Schematic plan for Fort Greene Park’s northwest corner, September 2017. (Courtesy NYC Parks)
In its presentation, Parks dug deep into its archives to give the LPC commissioners a fuller picture of Fort Greene Park’s design history. It’s a long one: The park is Brooklyn’s first, conceived by Calvert Vaux and Frederick Law Olmsted in 1868. Since then, major American designers in three eras have shaped the park, each in the spirit of their time but in deference to the original plan. After Olmsted and Vaux, McKim, Mead & White added a grand monument and staircase, imposing neoclassical organization to the park’s wending paths and rolling hills. In the 1930s, Robert Moses’s parks designer, Gilmore D. Clarke, regraded the terrain and added a stone retaining wall, among other changes. In the 1970s, Bye added Brutalist landforms that acted as platform for events, a space to relax in the shade, and a gentle climbing terrain for children. Resembling burial mounds, the raised earth plateaus are a modern lead-up to McKim, Mead & White’s imposing Prison Ship Martyr’s Monument at the top of the stairs. Bye, who eschewed drawing in favor of on-the-ground sculpting, worked with Berman, Roberts & Scofidio to produce stampable plans for the city. (Ricardo Scofidio eventually left the firm to found what is now DS+R.)
Fort Greene Park concept drawing by Berman, Roberts & Scofidio, 1969. (Courtesy NYC Parks)
In the presentation, Bye’s as-built work with Berman, Roberts & Scofidio is characterized as a “reality check” in the presentation, even though the other designers’ as-built also changed substantially from concept to completion. When reached for comment on its word choice, Parks said that the plan “called for a radical transformation of the park that was likely not well received by Parks at the time due to historic design precedents as well as budget considerations.”
Beyond its antipathy for Bye’s work, the agency says the mounds are not ADA-compliant and would have to be removed for the new proposal. However, the grand stone staircase, a historic feature double-underlined by the new entrance and allée, is also not ADA-compliant, but a Parks spokesperson said it has “has analyzed the entirety of Fort Greene Park and located possible ADA-compliant routes to the monument.”
Paul Kidonakis, a landscape architect with the department, explained that, in the new plan, the agency had increased the planted area by 17 percent, with most of that greenery arranged along the contested allée. That thoroughfare will be widened into a grand promenade, leading strollers from a new low stone stair at the northwest entrance toward’s the park’s monumental stone steps. At 43 feet wide, the path will be a foot wider than the Central Park mall; there would be more paving—and more planting—overall, Kidonakis said. The view-impeding Honey Locust copse at the corner will be replaced by new trees as well.
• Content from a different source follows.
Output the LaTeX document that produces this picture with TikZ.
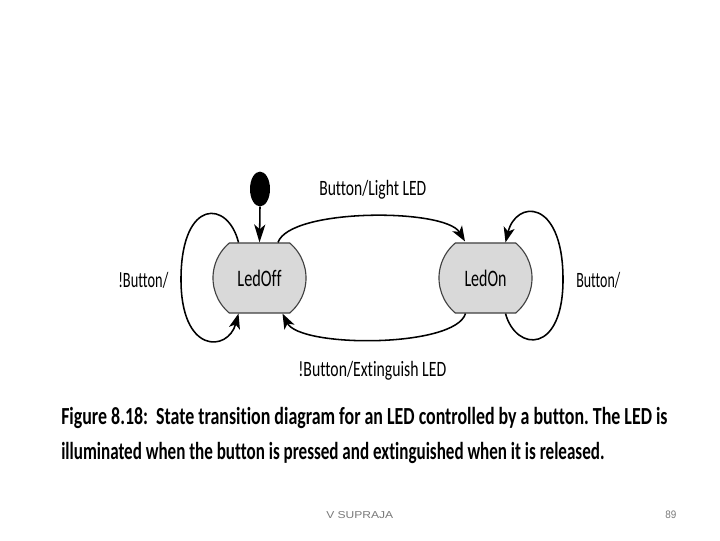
\documentclass[tikz,border=0pt]{standalone}
\usepackage{fontspec}
\setmainfont{Carlito}[Ligatures=NoCommon]
\newfontfamily\footfont{Liberation Sans}
\usetikzlibrary{arrows.meta,shapes.misc,shapes.geometric,calc}
\newcommand\fitbox[3]{\resizebox{#1}{#2}{#3}}
\definecolor{statefill}{HTML}{D9D9D9}
\definecolor{footgray}{HTML}{7A7A7A}
\frenchspacing
\begin{document}
\begin{tikzpicture}[x=0.025cm,y=-0.025cm,
  statebox/.style={rounded rectangle, rounded rectangle arc length=100,
    fill=statefill, draw=black!75, line width=0.8pt,
    minimum width=2.325cm, minimum height=1.75cm, inner sep=0pt},
  conn/.style={line width=1.1pt, -{Stealth[length=0.38cm,width=0.28cm,inset=0.1cm]}},
  lbl/.style={anchor=base west, inner sep=0pt},
  foot/.style={anchor=base west, inner sep=0pt, text=footgray}]
\useasboundingbox[fill=white] (0,0) rectangle (720,540);

% states
\node[statebox] (LedOff) at (259.5,278) {\fitbox{1.1cm}{0.41cm}{LedOff}};
\node[statebox] (LedOn) at (485.5,278) {\fitbox{1.05cm}{0.41cm}{LedOn}};
\node[ellipse, fill=black, minimum width=0.5cm, minimum height=0.87cm, inner sep=0pt] (init) at (260,189) {};

% initial transition
\draw[line width=1.1pt, -{Stealth[length=0.45cm,width=0.28cm,inset=0.12cm]}] (init.south) -- (LedOff.north);

% Button/Light LED
\draw[conn] ($(LedOff.north)+(18.5,0)$) .. controls (290,208) and (445,208) .. ($(LedOn.north)+(-20.5,-1)$);
% !Button/Extinguish LED
\draw[conn] ($(LedOn.south)+(-20,0)$) .. controls (455,348) and (300,348) .. ($(LedOff.south)+(23,0)$);
% self loop LedOff
\draw[conn] ($(LedOff.north)+(-21,0)$) .. controls (228,200) and (182,198) .. (181,277)
  .. controls (180,355) and (228,352) .. ($(LedOff.south)+(-21,0)$);
% self loop LedOn
\draw[conn] ($(LedOn.south)+(20,0)$) .. controls (516,352) and (564,355) .. (563,277)
  .. controls (562,198) and (516,200) .. ($(LedOn.north)+(20,0)$);

% labels
\node[lbl] (lA) at (319,195) {\fitbox{2.675cm}{0.38cm}{Button/Light LED}};
\node[lbl] (lB) at (298,376) {\fitbox{3.7cm}{0.38cm}{!Button/Extinguish LED}};
\node[lbl] (lC) at (118,287) {\fitbox{1.25cm}{0.38cm}{!Button/}};
\node[lbl] (lD) at (576,287) {\fitbox{1.1cm}{0.38cm}{Button/}};

% caption
\node[lbl] (cap1) at (61,424) {\fitbox{15.15cm}{0.43cm}{\bfseries Figure 8.18:\ \ State transition diagram for an LED controlled by a button. The LED is}};
\node[lbl] (cap2) at (61,459) {\fitbox{13.575cm}{0.43cm}{\bfseries illuminated when the button is pressed and extinguished when it is released.}};

% footer
\node[foot] (author) at (326,518) {\fitbox{1.675cm}{0.175cm}{\footfont V SUPRAJA}};
\node[foot] (page) at (665,518) {\fitbox{0.275cm}{0.19cm}{\footfont 89}};
\end{tikzpicture}
\end{document}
In light of September’s divisive testimony, Chair Meenakshi Srinivasan and Commissioner Frederick Bland said they visited the park between the two hearings to get a better sense of the place and Parks’ proposed modifications.
Plaza detail before, left, and after. (Courtesy NYC Parks)
“The axial arrangement, the opening up of the park—not just metaphorically, but physically—to the disabled and to people pushing baby carriages [creates] a sense of place at the corner that is consistent with this park. The memorial at the top of the hill cannot be denied, and a more formal relationship to that hilltop seems to be important to have,” Bland said. The paved plaza, he added, would open up the space to a greater variety of public gatherings.
“This is a park that’s really evolved and changed. Some respect the earlier designs, some are adding something new. To me, it was helpful to understand that evolution,” said LPC Chair Meenakshi Srinivasan.
According to landscape preservation consultant Michael Gotkin, all the designers responded to Olmsted and Vaux’s design intent, though it would be a grave mistake to assume the richly layered park could be returned to a pure or original form.
“[The] current proposal rolls out a massive paved plaza across the original green open space, removes the 1930s landscape details, and eradicates the modernist landscape mounds, and instead creates a strange ersatz rendition of a City Beautiful era formalism on steroids,” Gotkin said. “Actual survey drawings and photos of this corner of Fort Greene Park reveal a different story—of a modest green space at the base of the monumental staircase, where different generations of landscape designers attempted to reconcile the formality of a national monument with the informality of a pastoral neighborhood park.”
Before this hearing, concerned neighbors formed a group, Friends of Fort Greene Park, to advocate against the Parks Department’s proposed changes to the northwest entrance. (The group is separate from the Fort Greene Park Conservancy, the group that stewards the park.). To the Friends group, issues with the design extend beyond preserving Bye’s mounds and up to the trees.
Back in August, a member of the group filed a Freedom of Information Act (FOIA) request for the department’s forestry report to confirm if Parks had accurately represented the condition of the trees in the park, particularly the ones that would be felled for this project. To advance its design proposal, Parks told neighbors that dozens of trees near the northwest entrance were dying and needed to be felled for safety reasons. Of 54 trees slated for removal, the department’s internal survey showed that only seven of them were in their sunset years, while the other 47 were to be removed for “design reasons.”
When reached for comment, a Parks spokesperson clarified that some of the trees will be removed and replanted to advance the design, and that the others slated for removal are nearing the end of their lives and are species the department no longer plants. The spokesperson said that all the forestry reports obtained in the FOIA were different than the (more accurate) tree information the capital projects team accessed to prepare its recommendations for the redesign.
The Friends group has retained attorney Michael Gruen to explore options for opposing the plan. Gruen is also the president of the City Club of New York, a civic advocacy group that was one of Pier 55’s main opponents.
As far as legal options go, “we are aware of possible approaches, and we’re now going to consider what to do,” Gruen said.